▶ _Challenge_: Check each line of the entries below for the string "that"; copy every line where it appears.

+-------+

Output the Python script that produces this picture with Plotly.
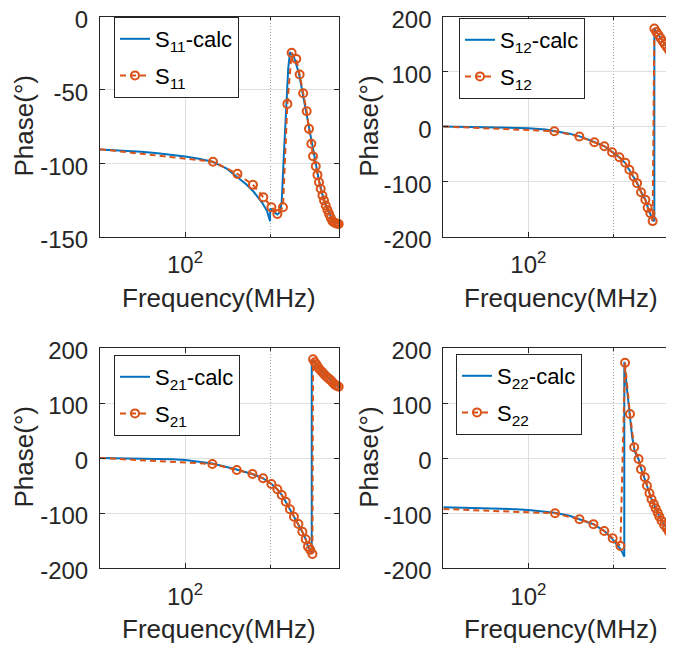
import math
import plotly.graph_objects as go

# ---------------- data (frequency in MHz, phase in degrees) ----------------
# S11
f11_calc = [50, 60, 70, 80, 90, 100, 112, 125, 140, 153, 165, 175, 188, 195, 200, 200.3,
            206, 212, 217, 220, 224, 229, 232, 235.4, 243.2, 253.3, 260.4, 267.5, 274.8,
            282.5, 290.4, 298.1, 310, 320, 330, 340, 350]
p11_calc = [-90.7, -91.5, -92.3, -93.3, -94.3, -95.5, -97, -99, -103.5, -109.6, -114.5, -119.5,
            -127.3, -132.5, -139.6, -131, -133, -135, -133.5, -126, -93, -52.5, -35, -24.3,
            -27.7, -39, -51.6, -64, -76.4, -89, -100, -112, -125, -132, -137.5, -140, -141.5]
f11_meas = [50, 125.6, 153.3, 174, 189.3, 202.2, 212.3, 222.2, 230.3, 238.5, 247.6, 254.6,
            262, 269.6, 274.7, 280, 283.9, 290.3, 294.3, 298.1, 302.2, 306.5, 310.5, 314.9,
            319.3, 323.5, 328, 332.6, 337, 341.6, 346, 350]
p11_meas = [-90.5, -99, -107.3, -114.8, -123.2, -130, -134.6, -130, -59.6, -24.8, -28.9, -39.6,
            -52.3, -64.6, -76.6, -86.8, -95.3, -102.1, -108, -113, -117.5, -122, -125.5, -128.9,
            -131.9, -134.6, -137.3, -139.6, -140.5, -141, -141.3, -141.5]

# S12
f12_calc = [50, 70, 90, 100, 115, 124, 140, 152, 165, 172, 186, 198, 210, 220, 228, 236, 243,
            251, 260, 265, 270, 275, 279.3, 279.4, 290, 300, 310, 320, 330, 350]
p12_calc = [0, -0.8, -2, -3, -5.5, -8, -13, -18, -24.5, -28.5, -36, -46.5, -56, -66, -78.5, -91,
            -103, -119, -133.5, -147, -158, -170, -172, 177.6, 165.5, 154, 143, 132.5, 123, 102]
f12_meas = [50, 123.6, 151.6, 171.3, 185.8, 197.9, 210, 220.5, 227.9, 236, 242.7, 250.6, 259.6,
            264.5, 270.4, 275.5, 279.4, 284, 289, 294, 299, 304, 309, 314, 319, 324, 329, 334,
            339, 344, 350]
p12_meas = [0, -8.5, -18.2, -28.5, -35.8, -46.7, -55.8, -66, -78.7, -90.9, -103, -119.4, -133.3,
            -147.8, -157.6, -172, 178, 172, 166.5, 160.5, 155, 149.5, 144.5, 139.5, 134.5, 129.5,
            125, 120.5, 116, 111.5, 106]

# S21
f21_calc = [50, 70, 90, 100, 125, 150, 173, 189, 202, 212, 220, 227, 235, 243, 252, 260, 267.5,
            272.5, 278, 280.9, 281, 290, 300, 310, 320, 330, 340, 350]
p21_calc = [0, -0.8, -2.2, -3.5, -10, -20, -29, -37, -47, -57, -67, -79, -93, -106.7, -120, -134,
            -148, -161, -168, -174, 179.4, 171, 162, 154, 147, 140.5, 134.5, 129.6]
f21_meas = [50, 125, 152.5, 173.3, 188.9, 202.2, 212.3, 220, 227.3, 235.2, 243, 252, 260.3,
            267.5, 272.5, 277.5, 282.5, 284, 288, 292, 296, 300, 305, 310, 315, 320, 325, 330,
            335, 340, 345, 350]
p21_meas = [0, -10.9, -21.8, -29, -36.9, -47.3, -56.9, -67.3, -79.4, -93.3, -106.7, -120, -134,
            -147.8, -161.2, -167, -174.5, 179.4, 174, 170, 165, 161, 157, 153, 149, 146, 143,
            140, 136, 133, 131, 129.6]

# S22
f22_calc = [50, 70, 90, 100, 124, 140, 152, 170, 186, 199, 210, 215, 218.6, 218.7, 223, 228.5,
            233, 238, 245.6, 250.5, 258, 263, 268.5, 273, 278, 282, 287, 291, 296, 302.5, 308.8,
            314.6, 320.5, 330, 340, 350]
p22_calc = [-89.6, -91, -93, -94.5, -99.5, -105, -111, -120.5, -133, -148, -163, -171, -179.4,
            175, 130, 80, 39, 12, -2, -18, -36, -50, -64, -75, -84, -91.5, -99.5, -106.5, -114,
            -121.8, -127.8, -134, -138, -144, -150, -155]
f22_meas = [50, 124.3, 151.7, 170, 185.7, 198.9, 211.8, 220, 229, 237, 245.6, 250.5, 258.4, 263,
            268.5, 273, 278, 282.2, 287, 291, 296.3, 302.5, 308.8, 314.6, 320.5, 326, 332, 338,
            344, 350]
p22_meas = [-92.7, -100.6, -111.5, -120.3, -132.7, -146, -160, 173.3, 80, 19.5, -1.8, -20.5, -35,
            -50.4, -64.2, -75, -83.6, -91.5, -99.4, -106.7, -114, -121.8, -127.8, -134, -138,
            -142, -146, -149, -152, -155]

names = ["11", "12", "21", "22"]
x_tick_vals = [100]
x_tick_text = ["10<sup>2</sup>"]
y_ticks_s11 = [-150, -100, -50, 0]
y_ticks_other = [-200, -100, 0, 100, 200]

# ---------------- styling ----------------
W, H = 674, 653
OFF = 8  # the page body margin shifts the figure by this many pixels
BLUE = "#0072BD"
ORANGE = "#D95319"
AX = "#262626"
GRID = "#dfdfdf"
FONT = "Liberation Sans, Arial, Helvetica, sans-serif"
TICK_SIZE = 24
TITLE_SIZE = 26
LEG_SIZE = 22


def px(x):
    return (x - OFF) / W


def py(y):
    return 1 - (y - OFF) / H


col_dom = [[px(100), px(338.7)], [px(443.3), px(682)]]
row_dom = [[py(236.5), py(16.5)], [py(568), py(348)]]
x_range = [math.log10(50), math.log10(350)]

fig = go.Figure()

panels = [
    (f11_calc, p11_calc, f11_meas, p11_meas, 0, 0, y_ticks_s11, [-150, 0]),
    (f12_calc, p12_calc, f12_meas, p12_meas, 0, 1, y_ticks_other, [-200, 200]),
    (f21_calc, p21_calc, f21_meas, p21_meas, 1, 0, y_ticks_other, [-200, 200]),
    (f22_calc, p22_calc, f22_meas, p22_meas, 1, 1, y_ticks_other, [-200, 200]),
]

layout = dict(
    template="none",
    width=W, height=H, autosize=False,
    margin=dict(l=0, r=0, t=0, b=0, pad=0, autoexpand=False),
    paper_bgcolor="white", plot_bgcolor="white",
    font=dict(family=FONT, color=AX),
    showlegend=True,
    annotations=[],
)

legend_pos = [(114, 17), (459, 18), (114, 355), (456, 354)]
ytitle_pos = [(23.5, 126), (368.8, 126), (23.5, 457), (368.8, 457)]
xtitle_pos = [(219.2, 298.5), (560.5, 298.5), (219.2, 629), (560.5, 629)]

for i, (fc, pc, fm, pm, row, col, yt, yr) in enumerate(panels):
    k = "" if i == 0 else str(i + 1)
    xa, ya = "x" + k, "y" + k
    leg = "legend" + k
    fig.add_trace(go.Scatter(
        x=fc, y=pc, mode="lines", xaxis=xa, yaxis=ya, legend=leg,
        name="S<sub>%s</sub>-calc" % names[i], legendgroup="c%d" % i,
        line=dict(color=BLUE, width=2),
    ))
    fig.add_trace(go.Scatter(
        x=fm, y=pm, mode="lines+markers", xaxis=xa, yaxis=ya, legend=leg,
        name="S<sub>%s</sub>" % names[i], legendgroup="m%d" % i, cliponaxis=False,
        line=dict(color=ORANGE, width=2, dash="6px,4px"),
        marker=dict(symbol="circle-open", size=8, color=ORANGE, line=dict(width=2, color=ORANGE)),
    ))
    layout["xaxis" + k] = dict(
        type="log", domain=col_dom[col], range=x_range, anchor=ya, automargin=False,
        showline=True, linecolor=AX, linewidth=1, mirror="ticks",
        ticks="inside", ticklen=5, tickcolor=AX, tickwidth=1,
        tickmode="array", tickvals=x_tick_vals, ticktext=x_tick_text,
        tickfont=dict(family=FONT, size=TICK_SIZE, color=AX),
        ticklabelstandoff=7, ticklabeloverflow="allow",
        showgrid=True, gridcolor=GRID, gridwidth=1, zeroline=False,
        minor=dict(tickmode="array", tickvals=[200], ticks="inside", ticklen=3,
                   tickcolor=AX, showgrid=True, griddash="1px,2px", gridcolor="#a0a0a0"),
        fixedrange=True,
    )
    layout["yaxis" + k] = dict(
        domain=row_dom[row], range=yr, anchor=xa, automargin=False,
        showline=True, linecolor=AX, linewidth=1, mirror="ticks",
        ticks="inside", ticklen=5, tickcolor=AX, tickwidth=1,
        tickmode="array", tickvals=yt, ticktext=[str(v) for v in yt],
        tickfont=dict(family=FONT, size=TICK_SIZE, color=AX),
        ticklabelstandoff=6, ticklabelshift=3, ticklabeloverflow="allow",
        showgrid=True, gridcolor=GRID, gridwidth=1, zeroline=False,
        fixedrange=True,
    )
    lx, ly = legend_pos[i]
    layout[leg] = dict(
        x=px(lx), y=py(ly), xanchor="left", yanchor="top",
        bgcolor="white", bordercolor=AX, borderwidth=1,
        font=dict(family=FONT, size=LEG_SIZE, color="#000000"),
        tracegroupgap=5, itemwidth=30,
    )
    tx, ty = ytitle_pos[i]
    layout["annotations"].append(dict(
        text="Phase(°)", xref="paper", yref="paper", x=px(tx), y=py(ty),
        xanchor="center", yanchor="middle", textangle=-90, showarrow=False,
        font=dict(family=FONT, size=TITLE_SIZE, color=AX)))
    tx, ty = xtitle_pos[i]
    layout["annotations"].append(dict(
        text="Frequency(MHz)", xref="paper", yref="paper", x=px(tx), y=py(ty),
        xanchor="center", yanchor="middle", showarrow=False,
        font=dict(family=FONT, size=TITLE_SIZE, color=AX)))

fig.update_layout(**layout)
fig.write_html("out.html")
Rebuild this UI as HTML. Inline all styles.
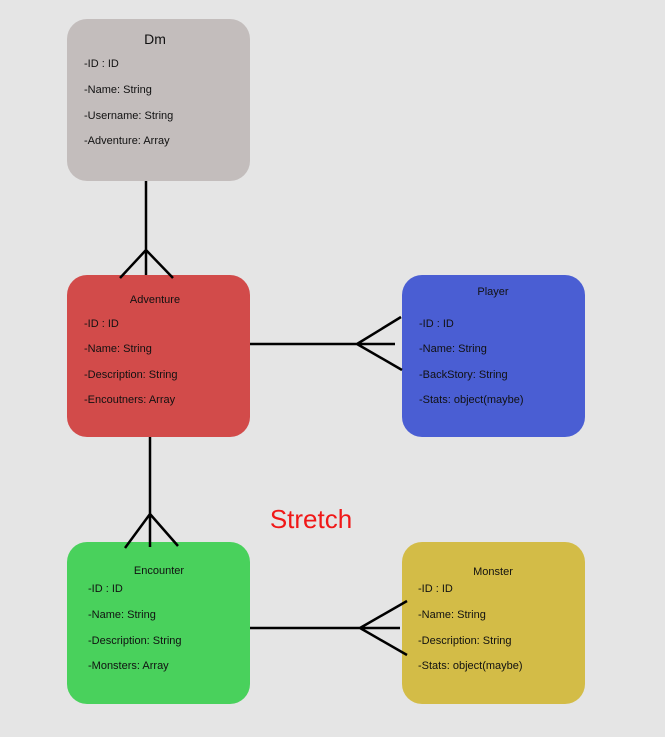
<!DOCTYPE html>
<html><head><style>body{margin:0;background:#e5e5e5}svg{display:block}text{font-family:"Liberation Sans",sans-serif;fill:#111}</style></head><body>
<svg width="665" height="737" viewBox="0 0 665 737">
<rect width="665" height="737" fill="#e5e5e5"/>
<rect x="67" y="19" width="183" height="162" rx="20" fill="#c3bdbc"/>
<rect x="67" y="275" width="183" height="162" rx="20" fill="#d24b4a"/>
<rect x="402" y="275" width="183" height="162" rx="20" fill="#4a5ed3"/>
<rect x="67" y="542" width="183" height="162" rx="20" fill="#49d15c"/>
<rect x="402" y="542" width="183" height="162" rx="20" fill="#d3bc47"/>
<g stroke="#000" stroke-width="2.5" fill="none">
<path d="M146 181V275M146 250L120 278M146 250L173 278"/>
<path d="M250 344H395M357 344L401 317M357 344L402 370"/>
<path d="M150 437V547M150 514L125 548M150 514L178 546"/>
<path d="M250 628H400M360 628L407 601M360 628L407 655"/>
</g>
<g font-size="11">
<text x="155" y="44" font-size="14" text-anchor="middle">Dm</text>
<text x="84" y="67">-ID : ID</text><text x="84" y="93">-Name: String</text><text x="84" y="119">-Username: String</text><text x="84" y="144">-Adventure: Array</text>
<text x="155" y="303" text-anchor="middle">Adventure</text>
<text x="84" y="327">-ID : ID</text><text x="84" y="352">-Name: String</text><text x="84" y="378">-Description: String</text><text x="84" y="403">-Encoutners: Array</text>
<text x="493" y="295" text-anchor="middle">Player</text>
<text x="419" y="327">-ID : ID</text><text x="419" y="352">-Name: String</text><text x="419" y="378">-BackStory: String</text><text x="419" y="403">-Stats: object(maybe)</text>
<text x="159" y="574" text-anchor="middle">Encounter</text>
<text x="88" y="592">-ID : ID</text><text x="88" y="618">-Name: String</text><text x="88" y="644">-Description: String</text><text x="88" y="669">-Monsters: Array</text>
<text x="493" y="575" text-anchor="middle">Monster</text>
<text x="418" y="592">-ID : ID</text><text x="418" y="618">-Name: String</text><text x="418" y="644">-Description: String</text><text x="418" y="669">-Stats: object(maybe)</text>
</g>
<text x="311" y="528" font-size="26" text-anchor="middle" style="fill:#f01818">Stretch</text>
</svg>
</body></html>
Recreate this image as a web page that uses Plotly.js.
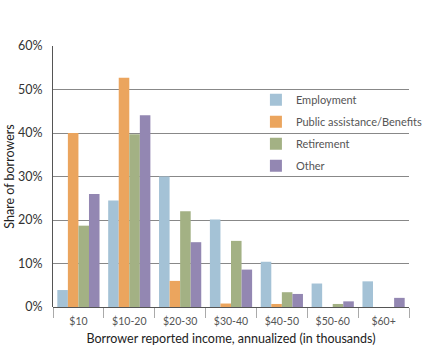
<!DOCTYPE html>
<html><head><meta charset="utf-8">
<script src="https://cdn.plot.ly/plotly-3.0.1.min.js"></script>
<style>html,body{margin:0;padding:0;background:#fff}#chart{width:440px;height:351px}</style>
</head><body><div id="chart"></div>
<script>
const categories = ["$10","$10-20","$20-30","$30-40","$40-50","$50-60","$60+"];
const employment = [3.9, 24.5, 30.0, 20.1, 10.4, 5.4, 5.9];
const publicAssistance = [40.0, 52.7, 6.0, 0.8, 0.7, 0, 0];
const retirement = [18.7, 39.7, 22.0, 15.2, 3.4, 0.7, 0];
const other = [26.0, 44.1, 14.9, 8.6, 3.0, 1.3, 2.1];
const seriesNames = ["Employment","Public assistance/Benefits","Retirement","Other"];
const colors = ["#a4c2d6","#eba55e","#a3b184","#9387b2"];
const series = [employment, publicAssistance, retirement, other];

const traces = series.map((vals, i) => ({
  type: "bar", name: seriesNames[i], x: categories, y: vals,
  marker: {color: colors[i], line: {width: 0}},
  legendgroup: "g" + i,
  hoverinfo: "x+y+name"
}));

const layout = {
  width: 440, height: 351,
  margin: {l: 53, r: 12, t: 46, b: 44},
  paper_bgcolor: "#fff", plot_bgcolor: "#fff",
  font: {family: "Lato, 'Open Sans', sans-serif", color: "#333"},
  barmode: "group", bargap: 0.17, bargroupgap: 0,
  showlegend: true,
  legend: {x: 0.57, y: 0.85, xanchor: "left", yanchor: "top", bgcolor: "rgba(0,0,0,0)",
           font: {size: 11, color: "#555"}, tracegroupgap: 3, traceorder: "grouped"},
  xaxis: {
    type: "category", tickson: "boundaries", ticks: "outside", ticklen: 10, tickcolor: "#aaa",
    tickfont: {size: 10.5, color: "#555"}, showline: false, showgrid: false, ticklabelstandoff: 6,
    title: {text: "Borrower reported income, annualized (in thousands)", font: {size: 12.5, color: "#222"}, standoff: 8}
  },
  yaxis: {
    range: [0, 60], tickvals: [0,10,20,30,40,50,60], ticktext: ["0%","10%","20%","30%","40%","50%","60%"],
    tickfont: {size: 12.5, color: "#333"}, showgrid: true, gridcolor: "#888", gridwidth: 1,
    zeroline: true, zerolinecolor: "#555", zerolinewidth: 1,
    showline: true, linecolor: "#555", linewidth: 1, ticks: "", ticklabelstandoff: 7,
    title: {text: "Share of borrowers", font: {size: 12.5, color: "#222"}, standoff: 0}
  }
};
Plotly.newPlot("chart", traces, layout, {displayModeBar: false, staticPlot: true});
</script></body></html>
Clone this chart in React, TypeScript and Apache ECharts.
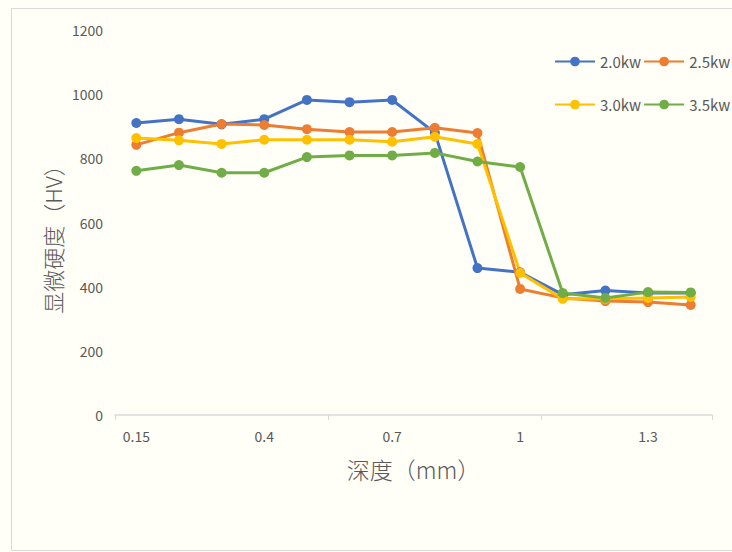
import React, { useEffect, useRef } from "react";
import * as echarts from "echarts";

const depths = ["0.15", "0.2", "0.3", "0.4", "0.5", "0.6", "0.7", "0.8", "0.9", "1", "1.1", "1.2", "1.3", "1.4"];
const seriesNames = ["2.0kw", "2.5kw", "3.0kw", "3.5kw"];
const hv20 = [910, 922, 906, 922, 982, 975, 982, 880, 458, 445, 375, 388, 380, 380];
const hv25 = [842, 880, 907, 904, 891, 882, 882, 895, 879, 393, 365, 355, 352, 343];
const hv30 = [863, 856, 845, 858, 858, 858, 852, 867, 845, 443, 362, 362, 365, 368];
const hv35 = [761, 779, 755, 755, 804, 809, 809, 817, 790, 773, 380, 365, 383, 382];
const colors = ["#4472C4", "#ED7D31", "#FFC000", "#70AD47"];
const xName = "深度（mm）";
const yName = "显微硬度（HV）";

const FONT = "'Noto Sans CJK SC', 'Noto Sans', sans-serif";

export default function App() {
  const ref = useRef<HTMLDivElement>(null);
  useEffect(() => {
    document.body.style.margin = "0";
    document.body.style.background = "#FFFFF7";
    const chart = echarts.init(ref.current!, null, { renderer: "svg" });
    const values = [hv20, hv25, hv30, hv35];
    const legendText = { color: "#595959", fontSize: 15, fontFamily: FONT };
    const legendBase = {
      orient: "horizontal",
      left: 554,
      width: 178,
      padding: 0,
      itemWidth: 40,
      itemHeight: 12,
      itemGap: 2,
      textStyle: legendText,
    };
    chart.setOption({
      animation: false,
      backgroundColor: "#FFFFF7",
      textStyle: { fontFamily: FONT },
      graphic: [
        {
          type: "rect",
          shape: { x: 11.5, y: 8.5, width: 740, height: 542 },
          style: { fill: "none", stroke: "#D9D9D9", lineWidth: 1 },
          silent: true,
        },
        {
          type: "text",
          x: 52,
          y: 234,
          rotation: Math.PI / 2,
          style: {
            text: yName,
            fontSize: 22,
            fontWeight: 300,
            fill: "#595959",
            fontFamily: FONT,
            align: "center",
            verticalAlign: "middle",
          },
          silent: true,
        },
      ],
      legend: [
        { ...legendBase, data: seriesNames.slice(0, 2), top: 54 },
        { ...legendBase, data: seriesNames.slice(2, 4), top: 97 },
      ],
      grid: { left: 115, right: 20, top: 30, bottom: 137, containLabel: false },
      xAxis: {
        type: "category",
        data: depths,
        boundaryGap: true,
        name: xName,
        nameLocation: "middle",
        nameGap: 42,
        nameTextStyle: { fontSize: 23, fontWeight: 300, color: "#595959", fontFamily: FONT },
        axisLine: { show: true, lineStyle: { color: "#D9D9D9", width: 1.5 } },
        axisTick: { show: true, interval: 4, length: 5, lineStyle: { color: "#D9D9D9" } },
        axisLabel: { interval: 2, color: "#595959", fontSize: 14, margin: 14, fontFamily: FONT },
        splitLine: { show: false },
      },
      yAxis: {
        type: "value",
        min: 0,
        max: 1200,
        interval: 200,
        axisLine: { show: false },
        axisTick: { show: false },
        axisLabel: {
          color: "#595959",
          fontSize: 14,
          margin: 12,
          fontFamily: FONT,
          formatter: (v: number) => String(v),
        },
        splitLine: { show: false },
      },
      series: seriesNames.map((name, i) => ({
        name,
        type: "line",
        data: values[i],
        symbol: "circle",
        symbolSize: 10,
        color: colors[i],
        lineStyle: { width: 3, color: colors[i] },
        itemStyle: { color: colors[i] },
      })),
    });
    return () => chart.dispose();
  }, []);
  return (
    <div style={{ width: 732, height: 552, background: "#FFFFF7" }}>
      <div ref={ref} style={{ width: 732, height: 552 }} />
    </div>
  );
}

+-------+

▶ _Solution to the problem_:
Output the Python script that produces this picture with Plotly.
Recreate this image as a web page that uses Plotly.js.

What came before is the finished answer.